_Data_:
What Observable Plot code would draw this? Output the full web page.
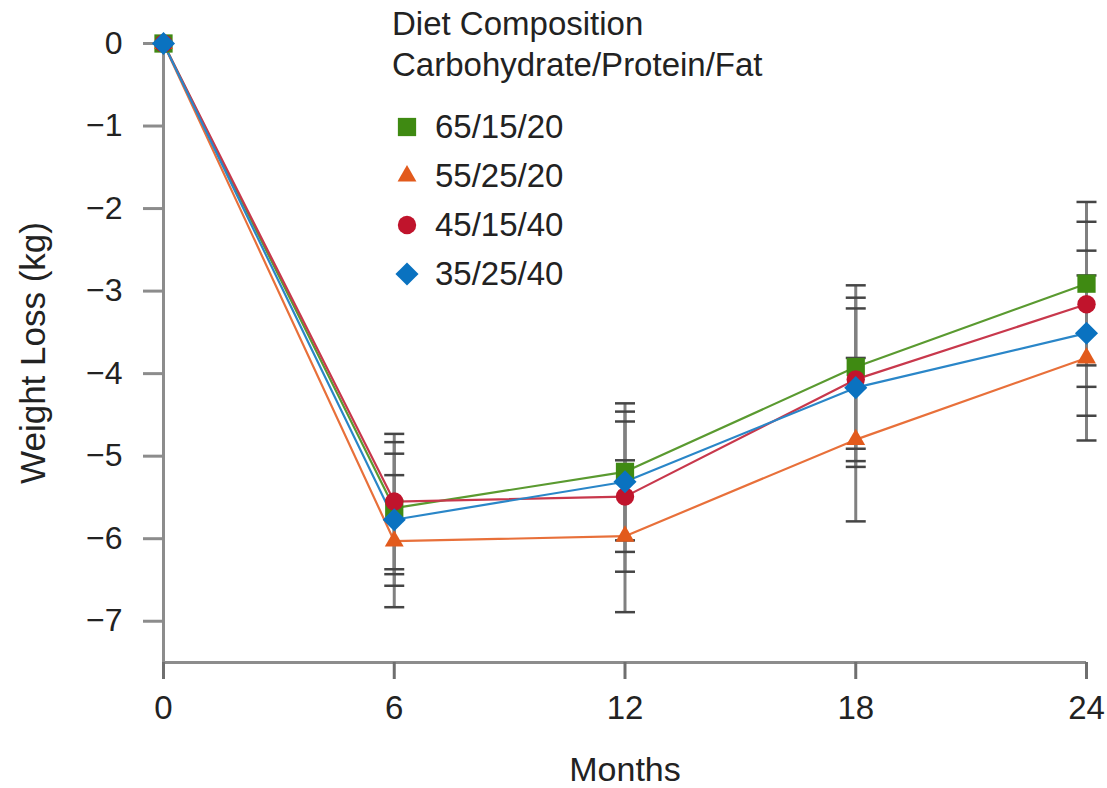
<!DOCTYPE html>
<html>
<head>
<meta charset="utf-8">
<script src="https://cdn.jsdelivr.net/npm/d3@7"></script>
<script src="https://cdn.jsdelivr.net/npm/@observablehq/plot@0.6"></script>
<style>
  html, body { margin: 0; padding: 0; background: #fff; }
  #wrap { position: relative; width: 1107px; height: 788px; font-family: "Liberation Sans", Arial, sans-serif; color: #222; }
  #legend { position: absolute; left: 392px; top: 3px; font-size: 33px; }
  #legend .title { line-height: 41px; white-space: nowrap; }
  #legend .items { margin-top: 17px; }
  #legend .item { display: flex; align-items: center; height: 49px; line-height: 49px; }
  #legend .item svg { width: 30px; height: 30px; margin-right: 13px; }
</style>
</head>
<body>
<div id="wrap"></div>
<script>
// ---- data ----
const months = [0, 6, 12, 18, 24];
const diets = ["65/15/20", "55/25/20", "45/15/40", "35/25/40"];
const yTicks = [0, -1, -2, -3, -4, -5, -6, -7];
const xTicks = [0, 6, 12, 18, 24];

// mean weight change (kg) per month
const loss_65_15_20 = [0, -5.63, -5.19, -3.92, -2.91];
const loss_55_25_20 = [0, -6.03, -5.97, -4.80, -3.81];
const loss_45_15_40 = [0, -5.55, -5.49, -4.07, -3.16];
const loss_35_25_40 = [0, -5.77, -5.31, -4.17, -3.51];

// error-bar half widths (kg)
const err_65_15_20 = [0, 0.80, 0.83, 0.99, 0.99];
const err_55_25_20 = [0, 0.80, 0.92, 0.99, 1.00];
const err_45_15_40 = [0, 0.82, 0.91, 0.99, 1.00];
const err_35_25_40 = [0, 0.80, 0.85, 0.96, 1.00];

// ---- styles ----
const dietColors = ["#3f8a12", "#e25a1c", "#c0142c", "#0a72c0"];
const lineColors = ["#5a9a30", "#e8703a", "#c8384c", "#2a86c8"];
const dietSymbols = ["square", "triangle", "circle", "diamond2"];
const dietRadius = [10.3, 7, 9.2, 10.4];
const symbolFns = {square: d3.symbolSquare, triangle: d3.symbolTriangle, circle: d3.symbolCircle, diamond2: d3.symbolDiamond2};

const losses = [loss_65_15_20, loss_55_25_20, loss_45_15_40, loss_35_25_40];
const errs = [err_65_15_20, err_55_25_20, err_45_15_40, err_35_25_40];

const rows = [];
diets.forEach((d, i) => months.forEach((m, j) => rows.push({diet: d, month: m, loss: losses[i][j], err: errs[i][j]})));
const errRows = rows.filter(r => r.err > 0);
const caps = errRows.flatMap(r => [{month: r.month, y: r.loss - r.err}, {month: r.month, y: r.loss + r.err}]);

const capSymbol = {
  draw(context, size) {
    context.moveTo(-10, 0);
    context.lineTo(10, 0);
  }
};

const axisGrey = "#8c8c8c";

const marks = [
  // error bars
  Plot.ruleX(errRows, {x: "month", y1: r => r.loss - r.err, y2: r => r.loss + r.err, stroke: "#808080", strokeWidth: 3}),
  Plot.dot(caps, {x: "month", y: "y", symbol: capSymbol, r: 10, stroke: "#454545", strokeWidth: 2.5, fill: "none"}),
  // axis lines
  Plot.ruleX([0], {y1: yTicks[0], y2: -7.5, stroke: axisGrey, strokeWidth: 3}),
  Plot.ruleY([-7.5], {x1: 0, x2: 24, stroke: axisGrey, strokeWidth: 3}),
  Plot.axisY({ticks: yTicks, tickSize: 20, tickPadding: 21, fontSize: 32, stroke: axisGrey, strokeWidth: 3, fill: "#222", label: null}),
  Plot.axisX({ticks: xTicks, tickSize: 17, tickPadding: 16, fontSize: 33, stroke: "#6f6f6f", strokeWidth: 3, fill: "#222", label: null}),
  Plot.text(["Months"], {frameAnchor: "bottom", dy: 118, fontSize: 34, fill: "#222"}),
  Plot.text(["Weight Loss (kg)"], {frameAnchor: "left", textAnchor: "middle", dx: -130, rotate: -90, fontSize: 35, fill: "#222"}),
];

// lines
diets.forEach((d, i) => {
  marks.push(Plot.line(rows.filter(r => r.diet === d), {x: "month", y: "loss", stroke: lineColors[i], strokeWidth: 2.2}));
});
// markers
diets.forEach((d, i) => {
  marks.push(Plot.dot(rows.filter(r => r.diet === d), {x: "month", y: "loss", symbol: dietSymbols[i], r: dietRadius[i], fill: dietColors[i], stroke: "none"}));
});

const chart = Plot.plot({
  width: 1107,
  height: 788,
  marginLeft: 163,
  marginRight: 21,
  marginTop: 43,
  marginBottom: 126,
  style: {fontFamily: "Liberation Sans, Arial, sans-serif", background: "#fff", color: "#222"},
  x: {domain: [0, 24]},
  y: {domain: [-7.5, 0]},
  marks
});

const wrap = document.getElementById("wrap");
wrap.appendChild(chart);

// legend
const legend = document.createElement("div");
legend.id = "legend";
legend.innerHTML = `<div class="title">Diet Composition</div><div class="title">Carbohydrate/Protein/Fat</div>`;
const items = document.createElement("div");
items.className = "items";
diets.forEach((d, i) => {
  const item = document.createElement("div");
  item.className = "item";
  const path = d3.symbol(symbolFns[dietSymbols[i]], Math.PI * dietRadius[i] * dietRadius[i])();
  item.innerHTML = `<svg viewBox="-15 -15 30 30"><path d="${path}" fill="${dietColors[i]}"></path></svg><span>${d}</span>`;
  items.appendChild(item);
});
legend.appendChild(items);
wrap.appendChild(legend);
</script>
</body>
</html>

_Problem statement_:
Starting at the first line of the material, output exactly the lines up to and including the one with "err_55_25_20, err_45_15_40, err_35_25_40];". Do not include the pictures.

_Exercise output_:
What Observable Plot code would draw this? Output the full web page.
<!DOCTYPE html>
<html>
<head>
<meta charset="utf-8">
<script src="https://cdn.jsdelivr.net/npm/d3@7"></script>
<script src="https://cdn.jsdelivr.net/npm/@observablehq/plot@0.6"></script>
<style>
  html, body { margin: 0; padding: 0; background: #fff; }
  #wrap { position: relative; width: 1107px; height: 788px; font-family: "Liberation Sans", Arial, sans-serif; color: #222; }
  #legend { position: absolute; left: 392px; top: 3px; font-size: 33px; }
  #legend .title { line-height: 41px; white-space: nowrap; }
  #legend .items { margin-top: 17px; }
  #legend .item { display: flex; align-items: center; height: 49px; line-height: 49px; }
  #legend .item svg { width: 30px; height: 30px; margin-right: 13px; }
</style>
</head>
<body>
<div id="wrap"></div>
<script>
// ---- data ----
const months = [0, 6, 12, 18, 24];
const diets = ["65/15/20", "55/25/20", "45/15/40", "35/25/40"];
const yTicks = [0, -1, -2, -3, -4, -5, -6, -7];
const xTicks = [0, 6, 12, 18, 24];

// mean weight change (kg) per month
const loss_65_15_20 = [0, -5.63, -5.19, -3.92, -2.91];
const loss_55_25_20 = [0, -6.03, -5.97, -4.80, -3.81];
const loss_45_15_40 = [0, -5.55, -5.49, -4.07, -3.16];
const loss_35_25_40 = [0, -5.77, -5.31, -4.17, -3.51];

// error-bar half widths (kg)
const err_65_15_20 = [0, 0.80, 0.83, 0.99, 0.99];
const err_55_25_20 = [0, 0.80, 0.92, 0.99, 1.00];
const err_45_15_40 = [0, 0.82, 0.91, 0.99, 1.00];
const err_35_25_40 = [0, 0.80, 0.85, 0.96, 1.00];

// ---- styles ----
const dietColors = ["#3f8a12", "#e25a1c", "#c0142c", "#0a72c0"];
const lineColors = ["#5a9a30", "#e8703a", "#c8384c", "#2a86c8"];
const dietSymbols = ["square", "triangle", "circle", "diamond2"];
const dietRadius = [10.3, 7, 9.2, 10.4];
const symbolFns = {square: d3.symbolSquare, triangle: d3.symbolTriangle, circle: d3.symbolCircle, diamond2: d3.symbolDiamond2};

const losses = [loss_65_15_20, loss_55_25_20, loss_45_15_40, loss_35_25_40];
const errs = [err_65_15_20, err_55_25_20, err_45_15_40, err_35_25_40];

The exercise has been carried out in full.